An important point that I would like the Minister to confirm is that the provisions of this new scheme, which I greatly welcome, apply also to public bodies, local authorities and housing associations. If it does not do that then it will not be as effective, so I hope consideration will be given to that question.

If everything that can go right does go right—if I may invite the Minister to be optimistic for a moment—how quickly does she think this could be done? I absolutely understand the commitment that she has made; she has made it clear that she is personally committed to the scheme, and I am sure she will do everything that she can to deliver it. However, we live in uncertain times, and it may be that she gets promoted on to further and better things and other Ministers come in. If that were the case, we might look to the new Minister for Financial Inclusion to continue her work.

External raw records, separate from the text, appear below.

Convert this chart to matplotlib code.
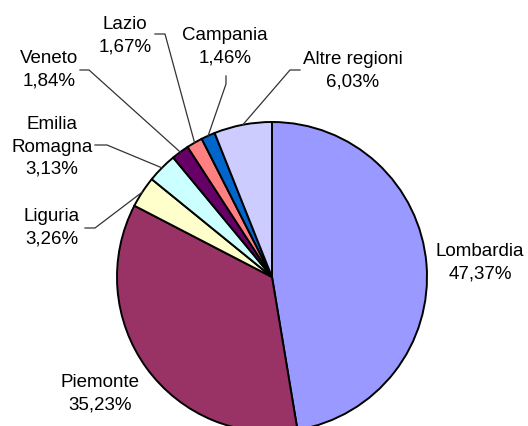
import numpy as np
import matplotlib.pyplot as plt

plt.rcParams['font.family'] = ['Liberation Sans', 'DejaVu Sans']

regions = ["Lombardia", "Piemonte", "Liguria", "Emilia\nRomagna", "Veneto",
           "Lazio", "Campania", "Altre regioni"]
shares = [47.37, 35.23, 3.26, 3.13, 1.84, 1.67, 1.46, 6.03]
colors = ["#9999FF", "#993366", "#FFFFCC", "#CCFFFF", "#660066",
          "#FF8080", "#0066CC", "#CCCCFF"]

W, H = 528, 427
fig = plt.figure(figsize=(W / 100, H / 100), dpi=100)
ax = fig.add_axes([0, 0, 1, 1])

# pie centre / radius in pixel units (y measured from the bottom)
cx, cy, r = 272, H - 278, 155
wedges, _ = ax.pie(shares, colors=colors, startangle=90, counterclock=False,
                   center=(cx, cy), radius=r, frame=True,
                   wedgeprops=dict(edgecolor='black', linewidth=1.4))
ax.set_xlim(0, W)
ax.set_ylim(0, H)
ax.set_aspect('equal')
ax.axis('off')

# label block centres (pixels from top-left)
label_pos = [(480, 263), (100, 394), (52, 228), (52, 147), (49, 70),
             (125, 36), (225, 47), (353, 71)]
# leader line elbow and end points (None = no leader)
leaders = [None, None,
           ((95, 229), (85, 229)),
           ((107, 146), (95, 146)),
           ((89, 71), (80, 71)),
           ((165, 35), (155, 35)),
           ((226, 85), (226, 77)),
           ((290, 71), (300, 71))]

for w, name, val, (lx, ly), lead in zip(wedges, regions, shares, label_pos, leaders):
    txt = name + "\n" + f"{val:.2f}".replace('.', ',') + "%"
    ax.text(lx, H - ly, txt, ha='center', va='center', fontsize=13.5,
            linespacing=1.42, color='black')
    if lead is not None:
        ang = np.deg2rad((w.theta1 + w.theta2) / 2)
        px, py = cx + r * np.cos(ang), cy + r * np.sin(ang)
        (ex, ey), (tx, ty) = lead
        ax.plot([px, ex, tx], [py, H - ey, H - ty], color='#333333', lw=0.9,
                solid_joinstyle='miter')

fig.savefig("out.png", dpi=100)
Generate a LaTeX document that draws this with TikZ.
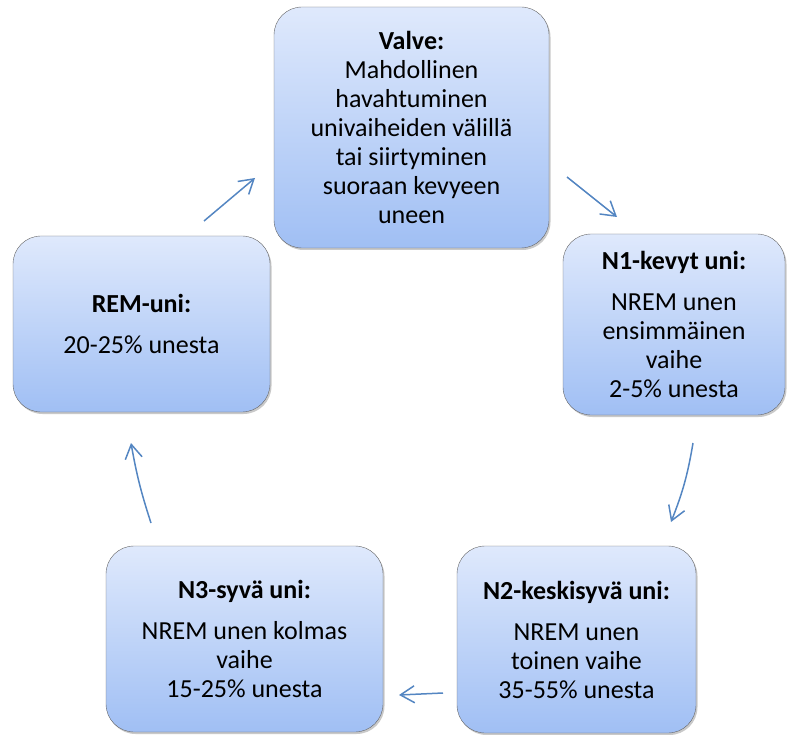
\documentclass[tikz,border=0pt]{standalone}
\usepackage{fontspec}
\setmainfont{Carlito}
\usetikzlibrary{arrows.meta}
\usetikzlibrary{shadows}
\usetikzlibrary{positioning}
\definecolor{stagetop}{RGB}{223,233,252}
\definecolor{stagebottom}{RGB}{160,191,244}
\definecolor{cycleblue}{RGB}{84,134,194}

\begin{document}
\begin{tikzpicture}[x=1pt,y=-1pt,
    stage/.style={draw=black!60, rounded corners=28pt, top color=stagetop,
        bottom color=stagebottom, align=center, inner sep=0pt,
        font=\fontsize{26}{29}\selectfont,
        drop shadow={shadow xshift=1.5pt, shadow yshift=-2pt, opacity=0.3, fill=black!70}},
    cycle/.style={draw=cycleblue, line width=1.5pt, -{Straight Barb[length=14pt,width=17pt]}}]
    \useasboundingbox (0,0) rectangle (787,735);

    % Stage boxes
    \node[stage, minimum width=275pt, minimum height=241pt] (valve) at (411.5,127.5)
        {\textbf{Valve:}\\Mahdollinen\\havahtuminen\\univaiheiden välillä\\tai siirtyminen\\suoraan kevyeen\\uneen};
    \node[stage, minimum width=222pt, minimum height=181pt] (n1) at (674,324.5)
        {\textbf{N1-kevyt uni:}\\[12pt]NREM unen\\ensimmäinen\\vaihe\\2-5\% unesta};
    \node[stage, minimum width=239pt, minimum height=187pt] (n2) at (576.5,639.5)
        {\textbf{N2-keskisyvä uni:}\\[12pt]NREM unen\\toinen vaihe\\35-55\% unesta};
    \node[stage, minimum width=277pt, minimum height=186pt] (n3) at (244.5,639)
        {\textbf{N3-syvä uni:}\\[12pt]NREM unen kolmas\\vaihe\\15-25\% unesta};
    \node[stage, minimum width=257pt, minimum height=176pt] (rem) at (141.5,324)
        {\textbf{REM-uni:}\\[12pt]20-25\% unesta};

    % Arrow ends
    \coordinate (remout) at (204,221);
    \coordinate (valvein) at (255,178);
    \coordinate (valveout) at (567,177);
    \coordinate (n1in) at (617,217);
    \coordinate (n1out) at (693,443);
    \coordinate (n2in) at (671,522);
    \coordinate (n2out) at (443,693);
    \coordinate (n3in) at (399,695);
    \coordinate (n3out) at (151,523);
    \coordinate (remin) at (131,443);

    % Cycle
    \draw[cycle] (remout) -- (valvein);
    \draw[cycle] (valveout) -- (n1in);
    \draw[cycle] (n1out) to[bend left=6] (n2in);
    \draw[cycle] (n2out) -- (n3in);
    \draw[cycle] (n3out) to[bend left=4] (remin);
\end{tikzpicture}
\end{document}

By what milestones can we measure progress of implementation of the scheme? It is so easy for these things just to disappear slowly by desuetude and disinterest, and by the throng and press of other matters in the departmental in-tray for such things to slip considerably. Can she assure us on the efforts that will be made to ensure that it stays up to the best possible implementation timetable to get done quickly, and on what sanctions there would be if the single financial guidance body did not keep up to the timetable limits set in the Bill? We would be even more reassured that this is a useful scheme if we had some sense of how quickly it will be accessible to ordinary people in the United Kingdom.